In its patent, Sony also describes the use of cloud servers as one possible way it could implement direct gameplay. This wouldn’t be like cloud gaming, though, as your games would still be saved to your PlayStation. As it currently stands with cloud gaming platforms, like Google Stadia and GeForce Now, you can pick up where you left off on any supported device, but you still need to cycle through the menu to launch the game and wait for it to load, which depends on your internet connection.

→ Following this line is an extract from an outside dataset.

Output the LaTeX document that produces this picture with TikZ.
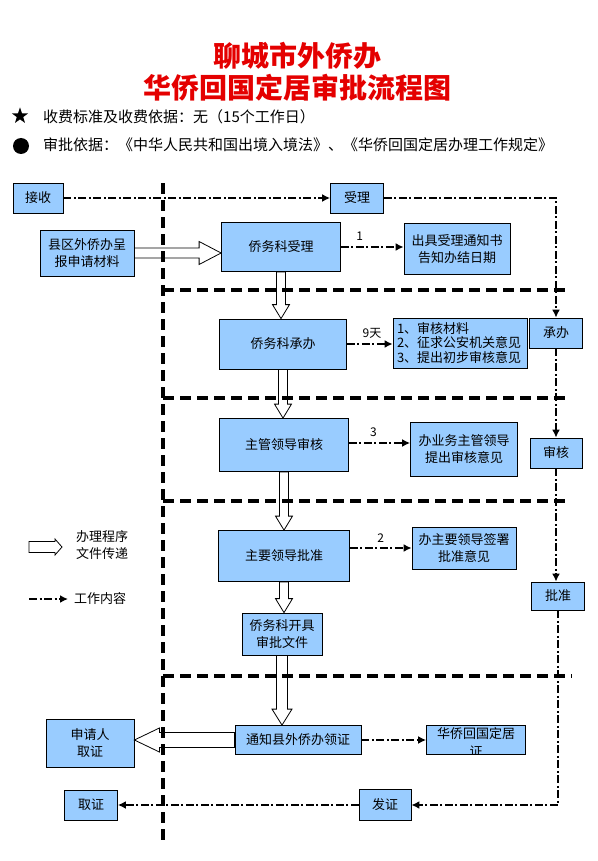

One of Sony’s big promises with its PS5 is that installing or updating games will be much more instantaneous due to its custom SSD that it says has read speeds of up to 5.5 GB/s. But a fast SSD doesn’t get rid of loading times, which is why Sony is still exploring this direct gamplay option—and it seems much more possible now that gaming in the cloud is a thing. But it seems unlikely that we’ll see direct gameplay at the PS5’s launch, so for now, it’s still just a promise.